_MATERIAL PROVIDED_

/---

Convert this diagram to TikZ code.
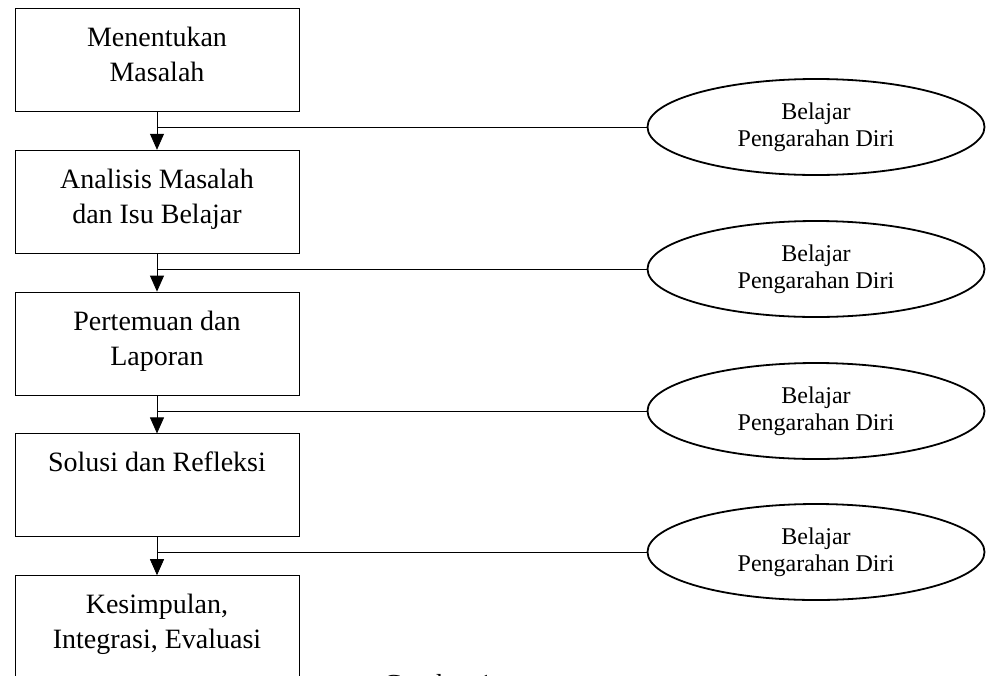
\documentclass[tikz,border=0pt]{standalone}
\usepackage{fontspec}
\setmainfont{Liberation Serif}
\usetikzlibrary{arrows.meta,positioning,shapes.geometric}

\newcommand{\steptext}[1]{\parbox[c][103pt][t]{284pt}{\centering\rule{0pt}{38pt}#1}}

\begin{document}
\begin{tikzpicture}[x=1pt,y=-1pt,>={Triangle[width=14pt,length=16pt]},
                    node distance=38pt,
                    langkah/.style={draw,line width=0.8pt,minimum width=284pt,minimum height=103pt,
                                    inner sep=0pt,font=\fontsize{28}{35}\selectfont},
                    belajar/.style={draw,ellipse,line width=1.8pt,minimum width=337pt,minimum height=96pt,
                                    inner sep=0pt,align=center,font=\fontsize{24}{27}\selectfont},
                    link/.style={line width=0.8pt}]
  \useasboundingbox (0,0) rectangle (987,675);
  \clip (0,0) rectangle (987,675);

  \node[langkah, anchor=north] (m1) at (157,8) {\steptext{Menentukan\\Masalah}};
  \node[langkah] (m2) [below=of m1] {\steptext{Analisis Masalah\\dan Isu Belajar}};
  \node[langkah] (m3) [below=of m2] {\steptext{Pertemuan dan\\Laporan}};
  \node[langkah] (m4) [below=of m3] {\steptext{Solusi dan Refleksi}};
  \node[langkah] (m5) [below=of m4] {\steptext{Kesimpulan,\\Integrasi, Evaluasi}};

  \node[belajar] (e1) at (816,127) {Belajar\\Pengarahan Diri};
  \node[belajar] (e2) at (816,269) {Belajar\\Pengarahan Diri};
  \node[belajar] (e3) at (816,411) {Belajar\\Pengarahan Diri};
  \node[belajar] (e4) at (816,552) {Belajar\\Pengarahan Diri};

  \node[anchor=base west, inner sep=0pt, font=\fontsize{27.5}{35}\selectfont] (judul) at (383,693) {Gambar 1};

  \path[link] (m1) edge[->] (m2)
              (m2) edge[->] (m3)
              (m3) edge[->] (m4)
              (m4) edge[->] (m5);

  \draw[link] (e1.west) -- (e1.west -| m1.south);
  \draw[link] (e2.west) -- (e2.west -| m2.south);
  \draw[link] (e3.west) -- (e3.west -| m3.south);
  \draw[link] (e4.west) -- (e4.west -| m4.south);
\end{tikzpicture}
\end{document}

\---

_EXERCISE OBJECTIVE_
Quote in full the listing given above; the images are to be left out.

_REPLY_
Convert this diagram to TikZ code.
\documentclass[tikz,border=0pt]{standalone}
\usepackage{fontspec}
\setmainfont{Liberation Serif}
\usetikzlibrary{arrows.meta,positioning,shapes.geometric}

\newcommand{\steptext}[1]{\parbox[c][103pt][t]{284pt}{\centering\rule{0pt}{38pt}#1}}

\begin{document}
\begin{tikzpicture}[x=1pt,y=-1pt,>={Triangle[width=14pt,length=16pt]},
                    node distance=38pt,
                    langkah/.style={draw,line width=0.8pt,minimum width=284pt,minimum height=103pt,
                                    inner sep=0pt,font=\fontsize{28}{35}\selectfont},
                    belajar/.style={draw,ellipse,line width=1.8pt,minimum width=337pt,minimum height=96pt,
                                    inner sep=0pt,align=center,font=\fontsize{24}{27}\selectfont},
                    link/.style={line width=0.8pt}]
  \useasboundingbox (0,0) rectangle (987,675);
  \clip (0,0) rectangle (987,675);

  \node[langkah, anchor=north] (m1) at (157,8) {\steptext{Menentukan\\Masalah}};
  \node[langkah] (m2) [below=of m1] {\steptext{Analisis Masalah\\dan Isu Belajar}};
  \node[langkah] (m3) [below=of m2] {\steptext{Pertemuan dan\\Laporan}};
  \node[langkah] (m4) [below=of m3] {\steptext{Solusi dan Refleksi}};
  \node[langkah] (m5) [below=of m4] {\steptext{Kesimpulan,\\Integrasi, Evaluasi}};

  \node[belajar] (e1) at (816,127) {Belajar\\Pengarahan Diri};
  \node[belajar] (e2) at (816,269) {Belajar\\Pengarahan Diri};
  \node[belajar] (e3) at (816,411) {Belajar\\Pengarahan Diri};
  \node[belajar] (e4) at (816,552) {Belajar\\Pengarahan Diri};

  \node[anchor=base west, inner sep=0pt, font=\fontsize{27.5}{35}\selectfont] (judul) at (383,693) {Gambar 1};

  \path[link] (m1) edge[->] (m2)
              (m2) edge[->] (m3)
              (m3) edge[->] (m4)
              (m4) edge[->] (m5);

  \draw[link] (e1.west) -- (e1.west -| m1.south);
  \draw[link] (e2.west) -- (e2.west -| m2.south);
  \draw[link] (e3.west) -- (e3.west -| m3.south);
  \draw[link] (e4.west) -- (e4.west -| m4.south);
\end{tikzpicture}
\end{document}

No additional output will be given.